Puis, d'un oeil de courroux ensuite regardant
Vos pères, il leur dit: Vous aurez l'Occident.
Alexandre Dumas, Charles VII.

Vous le savez, mon cher ami, j'avais composé tout jeune encore,
pour quelques poëtes et pour moi, les premières esquisses, plus
tard augmentées, dont le caprice d'un ami, d'un éditeur artiste,
Poulet-Malassis, a fait les Odes funambulesques. Mais, le livre une
fois publié, j'avais bien résolu d'en rester là. Content d'avoir
fait pressentir le parti immense que la langue française pourrait
tirer de l'élément bouffon uni à l'élément lyrique, je voulais me
borner à l'avoir indiqué, laissant à un héritier d'Aristophane et
du grand Heine (s'il en doit venir) la gloire de réaliser ce que
j'avais seulement osé entrevoir.
Mais qui de nous fait jamais ce qu'il s'est proposé de faire? Une
première fois, j'ai manqué à la parole que je m'étais donnée, en
écrivant, à la prière de mon cher ami Gustave Bourdin, pour Le
Figaro hebdomadaire, quelquesunes des odes qui composent ce volume,
et je me disais à part moi: Je ne ferai pas un pas de plus!

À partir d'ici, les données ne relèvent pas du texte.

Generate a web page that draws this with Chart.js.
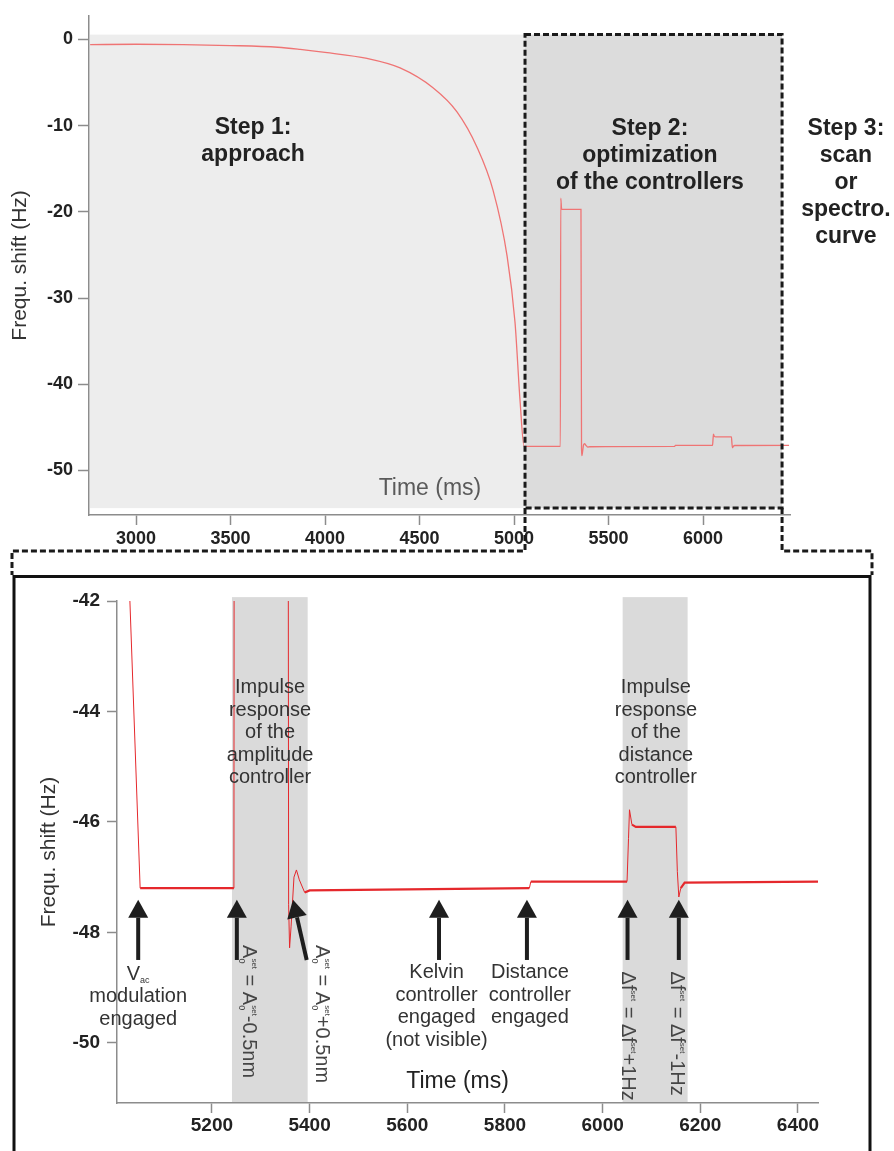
<!DOCTYPE html>
<html lang="en">
<head>
<meta charset="UTF-8">
<title>Frequency shift during approach and controller optimization</title>
<style>
  body { margin: 0; background: #fff; }
  .wrap { position: relative; width: 894px; height: 1151px; overflow: hidden; }
  canvas { position: absolute; left: 0; }
  #topChart { top: 0; }
  #zoomChart { top: 575px; }
</style>
</head>
<body>
<div class="wrap">
  <canvas id="topChart" width="894" height="575"></canvas>
  <canvas id="zoomChart" width="894" height="576"></canvas>
</div>
<script src="https://cdn.jsdelivr.net/npm/chart.js"></script>
<script>
const timeMs = [
  2757, 3000, 3250, 3500, 3750, 3868, 4000, 4222, 4397, 4571, 4698, 4804, 4889, 4963, 5005, 5032, 5053,
  5245, 5247, 5252, 5354, 5357, 5359, 5362, 5368, 5373, 5379, 5390, 5400,
  5850, 5853, 6050, 6053, 6055, 6060, 6068, 6150, 6153, 6156, 6160, 6168, 6441, 6455
];
const shiftHz = [
  -0.6, -0.55, -0.6, -0.7, -0.9, -1.15, -1.5, -2.2, -3.3, -5.6, -8.4, -12.5, -17.5, -25.1, -32.8, -42.0, -47.2,
  -47.2, -18.4, -19.7, -19.7, -47.5, -48.28, -47.9, -47.0, -46.87, -47.05, -47.28, -47.24,
  -47.2, -47.08, -47.08, -46.3, -45.78, -46.05, -46.09, -46.09, -46.9, -47.36, -47.2, -47.1, -47.08, -47.08
];

// axes
const topXTicks = [3000, 3500, 4000, 4500, 5000, 5500, 6000];
const topYTicks = [0, -10, -20, -30, -40, -50];
const zoomXTicks = [5200, 5400, 5600, 5800, 6000, 6200, 6400];
const zoomYTicks = [-42, -44, -46, -48, -50];

// shaded windows
const step2Window = [5058, 6418];
const impulseWindows = [[5241, 5396], [6041, 6174]];

// events marked by arrows in the zoom (tail time, tip time)
const eventTail = [5049, 5251, 5394, 5665, 5845, 6051, 6156];
const eventTip  = [5049, 5251, 5366, 5665, 5845, 6051, 6156];

const FONT = '"Liberation Sans", Arial, Helvetica, sans-serif';
const points = timeMs.map((t, i) => ({ x: t, y: shiftHz[i] }));

function font(size, weight) {
  return (weight || 'normal') + ' ' + size + 'px ' + FONT;
}

function textLines(ctx, lines, x, y, lh, f, color) {
  ctx.font = f;
  ctx.fillStyle = color;
  ctx.textAlign = 'center';
  ctx.textBaseline = 'middle';
  lines.forEach((l, i) => ctx.fillText(l, x, y + i * lh));
}

// parts: [text, size, dy, advance]
function richText(ctx, parts, x, y, align) {
  ctx.textAlign = 'left';
  ctx.textBaseline = 'alphabetic';
  let w = 0;
  const widths = parts.map(p => {
    ctx.font = font(p[1]);
    const m = ctx.measureText(p[0]).width;
    if (p[3] !== false) w += m;
    return m;
  });
  let cx = align === 'center' ? x - w / 2 : x;
  parts.forEach((p, i) => {
    ctx.font = font(p[1]);
    ctx.fillText(p[0], cx, y + (p[2] || 0));
    if (p[3] !== false) cx += widths[i];
  });
}

function rotatedRich(ctx, parts, x, y) {
  ctx.save();
  ctx.translate(x, y);
  ctx.rotate(Math.PI / 2);
  richText(ctx, parts, 0, 0, 'left');
  ctx.restore();
}

function drawArrow(ctx, x0, y0, x1, y1) {
  const ang = Math.atan2(y1 - y0, x1 - x0);
  const headLen = 18, headW = 10;
  const bx = x1 - headLen * Math.cos(ang), by = y1 - headLen * Math.sin(ang);
  ctx.strokeStyle = '#1e1e1e';
  ctx.fillStyle = '#1e1e1e';
  ctx.lineWidth = 4;
  ctx.beginPath();
  ctx.moveTo(x0, y0);
  ctx.lineTo(bx, by);
  ctx.stroke();
  ctx.beginPath();
  ctx.moveTo(x1, y1);
  ctx.lineTo(bx - headW * Math.sin(ang), by + headW * Math.cos(ang));
  ctx.lineTo(bx + headW * Math.sin(ang), by - headW * Math.cos(ang));
  ctx.closePath();
  ctx.fill();
}

function axisStyle(ticks, size, pad, tickLen) {
  return {
    afterBuildTicks: s => { s.ticks = ticks.map(v => ({ value: v })); },
    ticks: {
      color: '#222', padding: pad,
      font: { family: FONT, size: size, weight: 'bold' },
      callback: v => String(v)
    },
    grid: { drawOnChartArea: false, drawTicks: true, tickLength: tickLen, tickColor: '#8c8c8c', tickWidth: 1.5 },
    border: { display: true, color: '#8c8c8c', width: 1.5 }
  };
}

// ---------- overview chart ----------
const overviewDecor = {
  id: 'overviewDecor',
  beforeDatasetsDraw(chart) {
    const { ctx, chartArea, scales: { x, y } } = chart;
    const top = y.getPixelForValue(0.57), bot = y.getPixelForValue(-54.36);
    const b0 = x.getPixelForValue(step2Window[0]), b1 = x.getPixelForValue(step2Window[1]);
    ctx.save();
    ctx.fillStyle = '#ededed';
    ctx.fillRect(chartArea.left + 1, top, b0 - chartArea.left - 1, bot - top);
    ctx.fillStyle = '#dcdcdc';
    ctx.fillRect(b0, top, b1 - b0, bot - top);
    textLines(ctx, ['Time (ms)'], x.getPixelForValue(4555), y.getPixelForValue(-52.06), 0, font(23), '#5a5a5a');
    ctx.restore();
  },
  afterDraw(chart) {
    const { ctx, scales: { x, y } } = chart;
    const top = y.getPixelForValue(0.57), bot = y.getPixelForValue(-54.36);
    const b0 = x.getPixelForValue(step2Window[0]), b1 = x.getPixelForValue(step2Window[1]);
    ctx.save();
    ctx.setLineDash([6, 3]);
    ctx.lineWidth = 3;
    ctx.strokeStyle = '#1a1a1a';
    ctx.strokeRect(b0, top, b1 - b0, bot - top);
    ctx.beginPath();
    ctx.moveTo(b0, bot); ctx.lineTo(b0, 551); ctx.lineTo(12, 551); ctx.lineTo(12, 576);
    ctx.moveTo(b1, bot); ctx.lineTo(b1, 551); ctx.lineTo(872, 551); ctx.lineTo(872, 576);
    ctx.stroke();
    ctx.setLineDash([]);
    const f = font(23, 'bold');
    textLines(ctx, ['Step 1:', 'approach'], x.getPixelForValue(3619), y.getPixelForValue(-10.2), 27, f, '#222');
    textLines(ctx, ['Step 2:', 'optimization', 'of the controllers'], x.getPixelForValue(5719), y.getPixelForValue(-10.3), 27, f, '#222');
    textLines(ctx, ['Step 3:', 'scan', 'or', 'spectro.', 'curve'], x.getPixelForValue(6756), y.getPixelForValue(-10.3), 27, f, '#222');
    ctx.restore();
  }
};

const topX = axisStyle(topXTicks, 18, 3, 10);
topX.type = 'linear';
topX.min = 2751;
topX.max = 6460;
topX.afterFit = s => { s.height = 60; };

const topY = axisStyle(topYTicks, 18, 5, 11);
topY.min = -55.16;
topY.max = 2.75;
topY.afterFit = s => { s.width = 89; };
topY.title = { display: true, text: 'Frequ. shift (Hz)', color: '#333', font: { family: FONT, size: 21 }, padding: { top: 8, bottom: 0 } };

new Chart(document.getElementById('topChart'), {
  type: 'line',
  data: {
    datasets: [{
      data: points,
      borderColor: '#ef7474',
      borderWidth: 1.3,
      pointRadius: 0,
      cubicInterpolationMode: 'monotone'
    }]
  },
  options: {
    responsive: false,
    animation: false,
    devicePixelRatio: 1,
    layout: { padding: { left: 0, right: 104, top: 10, bottom: 0 } },
    plugins: { legend: { display: false }, tooltip: { enabled: false } },
    scales: { x: topX, y: topY }
  },
  plugins: [overviewDecor]
});

// ---------- zoomed chart ----------
const zoomDecor = {
  id: 'zoomDecor',
  beforeDatasetsDraw(chart) {
    const { ctx, chartArea, scales: { x, y } } = chart;
    const top = y.getPixelForValue(-41.93);
    ctx.save();
    ctx.fillStyle = '#dadada';
    impulseWindows.forEach(w => {
      const a = x.getPixelForValue(w[0]), b = x.getPixelForValue(w[1]);
      ctx.fillRect(a, top, b - a, chartArea.bottom - top - 1);
    });
    ctx.restore();
  },
  afterDatasetsDraw(chart) {
    const { ctx, scales: { x, y } } = chart;
    ctx.save();
    const f = font(20);
    const c = '#333';
    textLines(ctx, ['Impulse', 'response', 'of the', 'amplitude', 'controller'], x.getPixelForValue(5319), y.getPixelForValue(-43.57), 22.5, f, c);
    textLines(ctx, ['Impulse', 'response', 'of the', 'distance', 'controller'], x.getPixelForValue(6109), y.getPixelForValue(-43.57), 22.5, f, c);

    eventTail.forEach((t, i) => {
      drawArrow(ctx, x.getPixelForValue(t), y.getPixelForValue(-48.5), x.getPixelForValue(eventTip[i]), y.getPixelForValue(-47.41));
    });

    ctx.fillStyle = c;
    richText(ctx, [['V', 20, 0], ['ac', 9, 3]], x.getPixelForValue(5049), y.getPixelForValue(-48.73) + 7, 'center');
    textLines(ctx, ['modulation', 'engaged'], x.getPixelForValue(5049), y.getPixelForValue(-48.73) + 24, 22.5, f, c);
    textLines(ctx, ['Kelvin', 'controller', 'engaged', '(not visible)'], x.getPixelForValue(5660), y.getPixelForValue(-48.73), 22.5, f, c);
    textLines(ctx, ['Distance', 'controller', 'engaged'], x.getPixelForValue(5851), y.getPixelForValue(-48.73), 22.5, f, c);
    textLines(ctx, ['Time (ms)'], x.getPixelForValue(5703), y.getPixelForValue(-50.71), 0, font(23), '#222');

    ctx.fillStyle = '#454545';
    const aLabel = sign => [['A', 20, 0], ['0', 9, 4, false], ['set', 8, -9], [' = A', 20, 0], ['0', 9, 4, false], ['set', 8, -9], [sign + '0.5nm', 20, 0]];
    rotatedRich(ctx, aLabel('-'), x.getPixelForValue(5263), y.getPixelForValue(-48.23));
    rotatedRich(ctx, aLabel('+'), x.getPixelForValue(5413), y.getPixelForValue(-48.23));
    const dfLabel = sign => [['\u0394f', 20, 0], ['set', 8, -9], [' = \u0394f', 20, 0], ['set', 8, -9], [sign + '1Hz', 20, 0]];
    rotatedRich(ctx, dfLabel('+'), x.getPixelForValue(6039), y.getPixelForValue(-48.71));
    rotatedRich(ctx, dfLabel('-'), x.getPixelForValue(6141), y.getPixelForValue(-48.71));
    ctx.restore();
  },
  afterDraw(chart) {
    const { ctx } = chart;
    ctx.save();
    ctx.strokeStyle = '#111';
    ctx.lineWidth = 3;
    ctx.beginPath();
    ctx.moveTo(14, 590);
    ctx.lineTo(14, 1.5);
    ctx.lineTo(870, 1.5);
    ctx.lineTo(870, 590);
    ctx.stroke();
    ctx.restore();
  }
};

const zoomX = axisStyle(zoomXTicks, 19, 1, 10);
zoomX.type = 'linear';
zoomX.min = 5005.6;
zoomX.max = 6441;
zoomX.afterFit = s => { s.height = 48; };

const zoomY = axisStyle(zoomYTicks, 19, 7, 10);
zoomY.min = -51.09;
zoomY.max = -42;
zoomY.afterFit = s => { s.width = 117; };
zoomY.title = { display: true, text: 'Frequ. shift (Hz)', color: '#333', font: { family: FONT, size: 21 }, padding: { top: 37, bottom: 0 } };

new Chart(document.getElementById('zoomChart'), {
  type: 'line',
  data: {
    datasets: [{
      data: points,
      borderColor: '#e5282c',
      borderWidth: 2.2,
      pointRadius: 0,
      tension: 0,
      segment: {
        borderWidth: ctx => Math.abs(ctx.p1.y - ctx.p0.y) > 2 * Math.abs(ctx.p1.x - ctx.p0.x) ? 1 : 2.2
      }
    }]
  },
  options: {
    responsive: false,
    animation: false,
    devicePixelRatio: 1,
    layout: { padding: { left: 0, right: 76, top: 26, bottom: 0 } },
    plugins: { legend: { display: false }, tooltip: { enabled: false } },
    scales: { x: zoomX, y: zoomY }
  },
  plugins: [zoomDecor]
});
</script>
</body>
</html>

Cependant vous m'avez demandé, et je n'oublierai jamais avec quelle
grâce, d'écrire pour vous des Occidentales, à un âge, hélas! où
l'on a désappris le sourire. Vous me disiez avec raison que nos
orateurs et nos gommeux de 1867, habillés à l'anglaise et coiffés
en coup de vent, ne le cèdent en rien, comme comique, à leurs aînés
de 1849: et moi, comment aurais-je refusé de donner à mes croquis
la consécration de ce Charivari étincelant de verve satirique et
bouffonne, qui est leur patrie naturelle?
S'il m'était permis de reprendre pour un jour le luth écarlate
sur lequel fredonna si follement en rimes d'or ma première
jeunesse, n'était-ce pas dans ce journal, où vous faites chaque
jour et sans compter, vous et vos collaborateurs, une si
prodigieuse dépense d'esprit, menant à bout, comme en vous jouant,
une tâche effroyable, et où les Daumier, les Gavarni, les
Grandville, les Cham, les Henri Monnier ont écrit page par page un
commentaire indestructible de la Comédie politique et de la Comédie
humaine?
Du moins j'aurais dû laisser dans le journal ces feuillets écrits
à la hâte, et ne pas leur imposer la redoutable épreuve du livre.
Mais voici maintenant mon cher éditeur Alphonse Lemerre qui en
décide autrement, et qui dit avec raison que je lui appartiens.
Forcé de laisser réimprimer nos Odes, je ne vois qu'un moyen
d'obtenir pour elles l'indulgence du public: c'est, mon cher ami,
de vous les dédier, chose si juste d'ailleurs, puisqu'elles ont été
écrites pour vous et qu'elles sont à vous. Les lecteurs ont si
accoutumé d'associer à votre nom l'idée de succès que mon livre
profitera peut-être ainsi de leur habitude prise: c'est du moins
l'espoir dont se berce assez étourdiment votre collaborateur et ami
dévoué

Théodore de Banville.
Paris, le 10 avril 1869.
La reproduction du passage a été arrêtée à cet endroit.